And sometimes their cruelty has astonishingly unfortunate and negative effects.
A Rutgers University freshman took his own life last week shortly after he was broadcast engaging in sexual activity with another man. According to WPIX, … 18-year-old Tyler Clementi, jumped from the George Washington Bridge last week. His car was found nearby with his computer and cell phone inside. The Clementi family’s lawyer, Paul Minardi, has released a statement confirming that Tyler committed suicide: “Tyler was a fine young man, and a distinguished musician. The family is heartbroken beyond words. They respectfully request that they be given time to grieve their great loss and that their privacy at this painful time be respected by all.” ABC also reports that Clementi posted an update to his Facebook page on Sept. 22 at 8:42 p.m. that read “Jumping off the gw bridge sorry.”
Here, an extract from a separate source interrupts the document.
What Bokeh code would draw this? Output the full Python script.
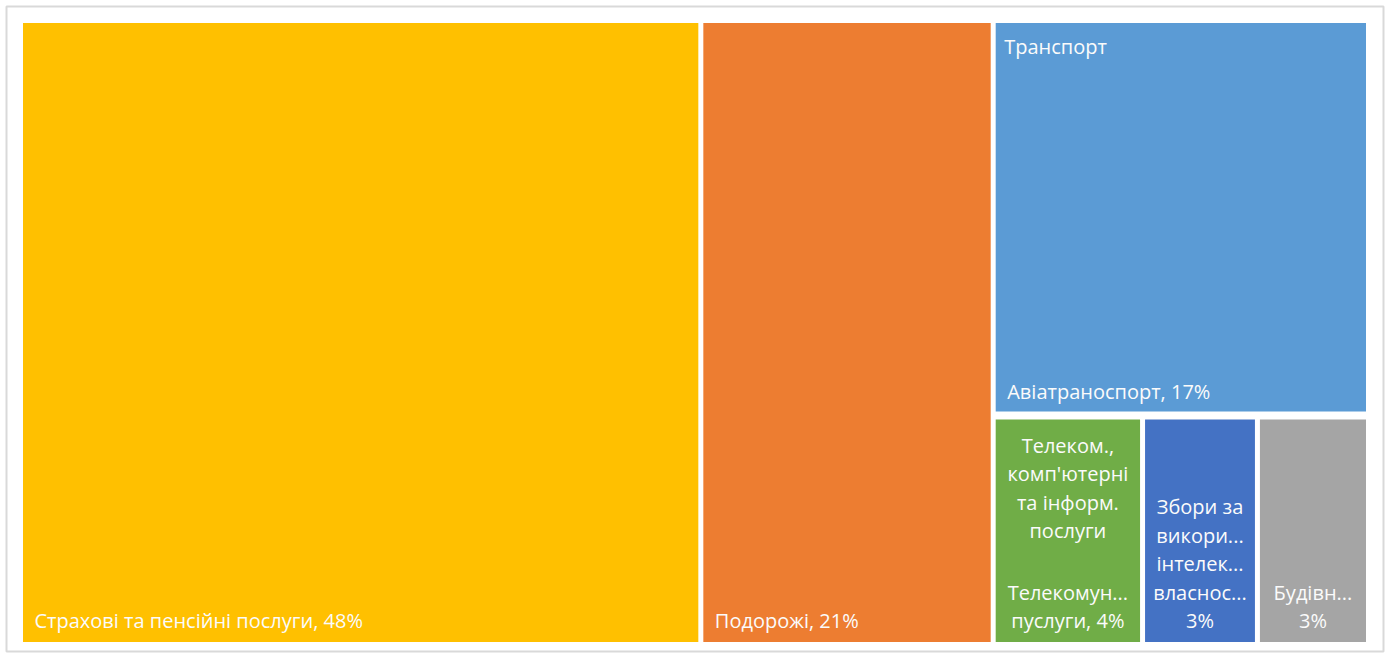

WPIX reports that the Clementi’s alleged roommate, Dharun Ravi, and another first-year student, Molly Wei, were charged with invasion of privacy for secretly leaving a camera in his bedroom on Sept. 19 and posting footage of an ensuing sexual encounter on the internet. In New Jersey, it is a fourth-degree crime to collect images showing sexual content or nudity without the subject’s consent, and it is a third-degree crime to transmit the relevant content. Ravi and Wei, both 18, have been charged with two counts of invasion of privacy for the events that transpired on Sept. 19; Ravi received two more for attempting to record another of the Clementi’s encounters on Sept. 21.
Why would anyone do such a thing to another person? These two vile and totally depraved persons should be tried for conspiracy to commit murder. Though probably not legally possible, they should still be tried and convicted and spend time in prison for manslaughter. They killed that kid as much as the person kills another who disables the brakes on their car.
It’s inconceivable that people can be so cruel. But they can be, and are, because they don’t think about the law of unintended consequences before they act stupidly.